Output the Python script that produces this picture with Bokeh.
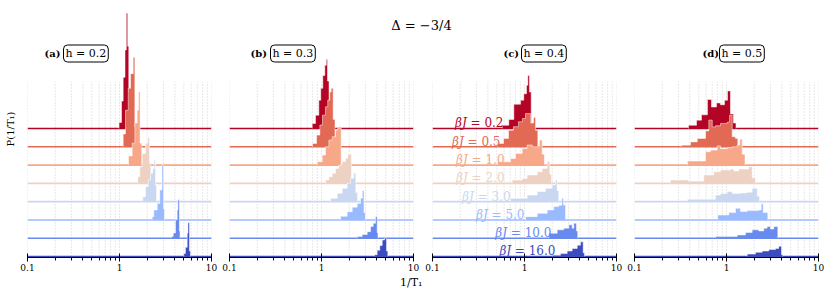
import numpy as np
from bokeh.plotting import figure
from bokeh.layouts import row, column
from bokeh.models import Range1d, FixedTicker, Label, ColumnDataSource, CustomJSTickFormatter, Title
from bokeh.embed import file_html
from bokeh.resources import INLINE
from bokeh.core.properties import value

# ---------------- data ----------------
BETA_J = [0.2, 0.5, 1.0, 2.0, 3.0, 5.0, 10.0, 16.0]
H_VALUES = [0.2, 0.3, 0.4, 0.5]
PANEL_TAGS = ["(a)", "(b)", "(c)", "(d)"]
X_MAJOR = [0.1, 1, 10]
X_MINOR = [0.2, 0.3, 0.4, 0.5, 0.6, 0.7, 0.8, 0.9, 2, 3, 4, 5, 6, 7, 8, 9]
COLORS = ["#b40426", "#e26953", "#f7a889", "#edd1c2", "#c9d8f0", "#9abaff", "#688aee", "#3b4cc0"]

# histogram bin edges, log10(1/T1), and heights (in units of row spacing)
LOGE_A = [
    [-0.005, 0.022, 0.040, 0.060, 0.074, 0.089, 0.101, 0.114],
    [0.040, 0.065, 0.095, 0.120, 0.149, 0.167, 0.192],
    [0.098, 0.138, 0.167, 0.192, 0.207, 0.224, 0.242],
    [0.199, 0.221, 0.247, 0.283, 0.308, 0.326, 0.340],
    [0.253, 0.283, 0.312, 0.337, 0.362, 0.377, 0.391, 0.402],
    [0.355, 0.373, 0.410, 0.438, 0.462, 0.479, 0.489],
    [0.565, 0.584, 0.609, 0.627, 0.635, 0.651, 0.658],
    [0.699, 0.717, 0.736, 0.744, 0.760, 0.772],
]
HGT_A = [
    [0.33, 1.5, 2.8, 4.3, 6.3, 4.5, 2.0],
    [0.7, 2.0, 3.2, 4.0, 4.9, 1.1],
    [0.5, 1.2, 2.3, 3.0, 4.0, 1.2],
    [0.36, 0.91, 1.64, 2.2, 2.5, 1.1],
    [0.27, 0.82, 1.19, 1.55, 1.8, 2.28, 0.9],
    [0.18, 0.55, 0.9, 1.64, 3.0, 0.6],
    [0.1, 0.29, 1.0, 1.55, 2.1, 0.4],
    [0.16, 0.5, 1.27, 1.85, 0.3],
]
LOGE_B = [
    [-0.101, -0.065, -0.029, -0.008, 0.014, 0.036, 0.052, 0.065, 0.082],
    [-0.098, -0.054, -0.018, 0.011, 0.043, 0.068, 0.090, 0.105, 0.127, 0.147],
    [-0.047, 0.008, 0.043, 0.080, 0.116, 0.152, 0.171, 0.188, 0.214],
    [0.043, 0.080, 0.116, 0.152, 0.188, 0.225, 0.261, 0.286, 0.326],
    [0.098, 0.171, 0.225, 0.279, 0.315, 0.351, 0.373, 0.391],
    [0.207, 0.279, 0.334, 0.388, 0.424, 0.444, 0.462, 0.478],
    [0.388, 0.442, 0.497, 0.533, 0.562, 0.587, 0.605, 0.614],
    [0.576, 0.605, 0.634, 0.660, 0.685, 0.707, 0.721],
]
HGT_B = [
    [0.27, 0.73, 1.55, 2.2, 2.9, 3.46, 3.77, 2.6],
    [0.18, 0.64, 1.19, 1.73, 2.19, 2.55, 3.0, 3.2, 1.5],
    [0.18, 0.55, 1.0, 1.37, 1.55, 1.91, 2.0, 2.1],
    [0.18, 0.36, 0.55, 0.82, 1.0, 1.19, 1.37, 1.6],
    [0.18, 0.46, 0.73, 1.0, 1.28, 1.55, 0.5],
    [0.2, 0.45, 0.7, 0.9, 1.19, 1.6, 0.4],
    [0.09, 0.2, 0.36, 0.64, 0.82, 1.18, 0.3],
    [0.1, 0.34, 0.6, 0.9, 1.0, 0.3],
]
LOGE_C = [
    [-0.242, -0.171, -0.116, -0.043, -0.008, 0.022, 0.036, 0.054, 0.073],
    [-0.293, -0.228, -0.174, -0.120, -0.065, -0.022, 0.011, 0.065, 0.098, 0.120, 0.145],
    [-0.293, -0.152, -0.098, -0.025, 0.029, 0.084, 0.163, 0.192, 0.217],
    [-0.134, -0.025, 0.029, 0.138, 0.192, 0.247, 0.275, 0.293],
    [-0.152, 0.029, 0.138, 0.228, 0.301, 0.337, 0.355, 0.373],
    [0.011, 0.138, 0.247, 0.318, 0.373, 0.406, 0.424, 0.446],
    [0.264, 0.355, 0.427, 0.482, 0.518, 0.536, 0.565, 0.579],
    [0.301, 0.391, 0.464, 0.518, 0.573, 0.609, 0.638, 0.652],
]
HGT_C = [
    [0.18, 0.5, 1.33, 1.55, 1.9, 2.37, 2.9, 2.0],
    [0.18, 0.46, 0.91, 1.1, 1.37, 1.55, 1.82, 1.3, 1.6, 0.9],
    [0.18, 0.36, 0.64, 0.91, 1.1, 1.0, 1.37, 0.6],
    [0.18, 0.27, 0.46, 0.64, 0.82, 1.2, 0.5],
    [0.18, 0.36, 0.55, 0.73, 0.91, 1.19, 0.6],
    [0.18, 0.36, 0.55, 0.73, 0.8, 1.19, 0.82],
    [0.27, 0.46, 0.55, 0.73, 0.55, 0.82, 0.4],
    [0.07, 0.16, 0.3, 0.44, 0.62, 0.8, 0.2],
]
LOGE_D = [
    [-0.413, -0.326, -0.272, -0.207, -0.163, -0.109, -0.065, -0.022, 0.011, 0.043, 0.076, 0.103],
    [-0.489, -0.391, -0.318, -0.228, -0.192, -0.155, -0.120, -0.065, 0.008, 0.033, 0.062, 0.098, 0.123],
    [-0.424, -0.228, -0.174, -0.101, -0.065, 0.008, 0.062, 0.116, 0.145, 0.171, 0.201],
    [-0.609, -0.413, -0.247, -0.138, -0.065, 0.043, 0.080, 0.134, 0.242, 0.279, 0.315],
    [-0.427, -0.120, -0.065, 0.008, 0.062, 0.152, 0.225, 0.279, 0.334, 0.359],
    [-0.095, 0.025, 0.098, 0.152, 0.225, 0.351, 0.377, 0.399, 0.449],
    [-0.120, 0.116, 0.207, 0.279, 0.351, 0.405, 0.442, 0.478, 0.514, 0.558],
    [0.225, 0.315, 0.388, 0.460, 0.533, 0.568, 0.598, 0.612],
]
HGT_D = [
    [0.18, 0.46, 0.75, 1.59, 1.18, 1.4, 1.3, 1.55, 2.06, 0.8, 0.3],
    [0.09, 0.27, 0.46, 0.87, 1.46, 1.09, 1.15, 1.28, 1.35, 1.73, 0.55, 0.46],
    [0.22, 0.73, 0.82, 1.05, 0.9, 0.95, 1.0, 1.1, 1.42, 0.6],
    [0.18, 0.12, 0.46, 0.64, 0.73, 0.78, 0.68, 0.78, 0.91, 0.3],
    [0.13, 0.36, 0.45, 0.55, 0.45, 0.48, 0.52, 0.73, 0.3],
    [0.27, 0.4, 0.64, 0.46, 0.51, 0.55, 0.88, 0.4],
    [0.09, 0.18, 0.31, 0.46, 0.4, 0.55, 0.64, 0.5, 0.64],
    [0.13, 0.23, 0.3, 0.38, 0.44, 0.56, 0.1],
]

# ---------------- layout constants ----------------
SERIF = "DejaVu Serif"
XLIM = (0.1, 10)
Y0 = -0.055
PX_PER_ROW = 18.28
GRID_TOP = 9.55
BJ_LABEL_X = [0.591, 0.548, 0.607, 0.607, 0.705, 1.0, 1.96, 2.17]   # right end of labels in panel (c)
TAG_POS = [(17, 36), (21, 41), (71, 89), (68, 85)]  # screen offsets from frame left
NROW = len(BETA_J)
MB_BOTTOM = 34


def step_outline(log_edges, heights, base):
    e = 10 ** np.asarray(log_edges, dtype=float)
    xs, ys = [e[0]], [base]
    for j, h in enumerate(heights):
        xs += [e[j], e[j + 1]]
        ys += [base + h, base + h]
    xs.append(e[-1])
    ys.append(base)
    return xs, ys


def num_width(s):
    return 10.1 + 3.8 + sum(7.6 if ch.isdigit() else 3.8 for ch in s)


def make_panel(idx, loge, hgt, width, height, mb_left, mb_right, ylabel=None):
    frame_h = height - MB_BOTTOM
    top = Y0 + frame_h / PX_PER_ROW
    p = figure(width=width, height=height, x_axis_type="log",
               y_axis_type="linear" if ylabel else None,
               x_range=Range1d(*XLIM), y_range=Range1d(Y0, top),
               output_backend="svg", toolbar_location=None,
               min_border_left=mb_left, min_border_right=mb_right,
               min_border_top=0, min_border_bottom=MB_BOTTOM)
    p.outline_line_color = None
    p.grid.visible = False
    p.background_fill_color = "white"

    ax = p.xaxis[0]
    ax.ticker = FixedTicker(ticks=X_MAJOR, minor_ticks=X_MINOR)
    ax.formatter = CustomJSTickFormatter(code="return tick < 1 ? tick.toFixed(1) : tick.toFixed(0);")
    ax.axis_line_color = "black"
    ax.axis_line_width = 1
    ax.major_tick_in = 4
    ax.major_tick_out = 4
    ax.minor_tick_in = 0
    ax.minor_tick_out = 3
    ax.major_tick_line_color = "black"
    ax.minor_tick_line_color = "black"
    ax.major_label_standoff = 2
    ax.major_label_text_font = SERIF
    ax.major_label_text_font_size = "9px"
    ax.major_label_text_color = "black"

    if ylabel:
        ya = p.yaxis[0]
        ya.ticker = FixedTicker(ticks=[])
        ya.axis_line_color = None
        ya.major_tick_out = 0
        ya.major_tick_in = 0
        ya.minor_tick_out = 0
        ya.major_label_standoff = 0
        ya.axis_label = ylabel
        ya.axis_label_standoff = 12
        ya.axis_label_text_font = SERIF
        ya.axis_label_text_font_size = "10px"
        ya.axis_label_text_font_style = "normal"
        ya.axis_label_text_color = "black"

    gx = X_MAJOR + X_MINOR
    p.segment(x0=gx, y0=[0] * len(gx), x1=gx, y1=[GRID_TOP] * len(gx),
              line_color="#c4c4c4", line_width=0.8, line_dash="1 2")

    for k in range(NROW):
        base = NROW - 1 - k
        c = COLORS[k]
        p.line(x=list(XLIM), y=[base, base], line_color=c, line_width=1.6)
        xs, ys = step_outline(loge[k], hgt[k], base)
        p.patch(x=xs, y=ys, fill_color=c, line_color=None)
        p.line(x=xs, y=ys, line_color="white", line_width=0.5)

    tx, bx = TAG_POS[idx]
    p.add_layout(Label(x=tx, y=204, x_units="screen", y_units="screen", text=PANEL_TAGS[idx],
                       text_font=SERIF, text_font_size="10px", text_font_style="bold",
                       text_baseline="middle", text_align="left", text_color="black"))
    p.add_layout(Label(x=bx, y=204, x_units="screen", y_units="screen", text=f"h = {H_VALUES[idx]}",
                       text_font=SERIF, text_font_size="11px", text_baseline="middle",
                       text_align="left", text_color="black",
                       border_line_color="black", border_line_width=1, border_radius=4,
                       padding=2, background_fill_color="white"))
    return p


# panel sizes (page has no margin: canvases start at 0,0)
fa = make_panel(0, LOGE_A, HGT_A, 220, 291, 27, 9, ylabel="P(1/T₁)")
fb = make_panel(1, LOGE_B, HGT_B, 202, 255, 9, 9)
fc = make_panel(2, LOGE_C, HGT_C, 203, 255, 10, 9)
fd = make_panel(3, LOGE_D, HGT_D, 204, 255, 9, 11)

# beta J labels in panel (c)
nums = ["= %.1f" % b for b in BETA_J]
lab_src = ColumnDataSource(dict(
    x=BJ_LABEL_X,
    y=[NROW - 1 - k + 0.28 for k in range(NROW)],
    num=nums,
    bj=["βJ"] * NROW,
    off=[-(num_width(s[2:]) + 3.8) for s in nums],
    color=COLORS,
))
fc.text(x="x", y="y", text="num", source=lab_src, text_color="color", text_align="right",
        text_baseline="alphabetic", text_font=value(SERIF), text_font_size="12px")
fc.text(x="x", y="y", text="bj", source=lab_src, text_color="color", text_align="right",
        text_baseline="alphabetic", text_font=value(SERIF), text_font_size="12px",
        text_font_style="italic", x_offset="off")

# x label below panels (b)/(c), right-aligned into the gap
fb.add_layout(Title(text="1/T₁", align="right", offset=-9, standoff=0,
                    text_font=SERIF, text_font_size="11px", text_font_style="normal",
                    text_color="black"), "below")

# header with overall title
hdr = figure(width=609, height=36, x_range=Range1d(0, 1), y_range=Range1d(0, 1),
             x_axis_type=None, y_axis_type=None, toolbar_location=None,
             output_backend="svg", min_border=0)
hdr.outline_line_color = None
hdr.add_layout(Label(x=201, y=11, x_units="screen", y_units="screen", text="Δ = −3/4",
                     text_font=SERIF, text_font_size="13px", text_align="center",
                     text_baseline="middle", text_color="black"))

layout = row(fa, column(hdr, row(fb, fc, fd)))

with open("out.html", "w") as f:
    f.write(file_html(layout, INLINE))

● Objective
Leave out the pictures and repeat the lines from the start of the material through the line with "from bokeh.core.properties import value", inclusive.

● Exercise output
Output the Python script that produces this picture with Bokeh.
import numpy as np
from bokeh.plotting import figure
from bokeh.layouts import row, column
from bokeh.models import Range1d, FixedTicker, Label, ColumnDataSource, CustomJSTickFormatter, Title
from bokeh.embed import file_html
from bokeh.resources import INLINE
from bokeh.core.properties import value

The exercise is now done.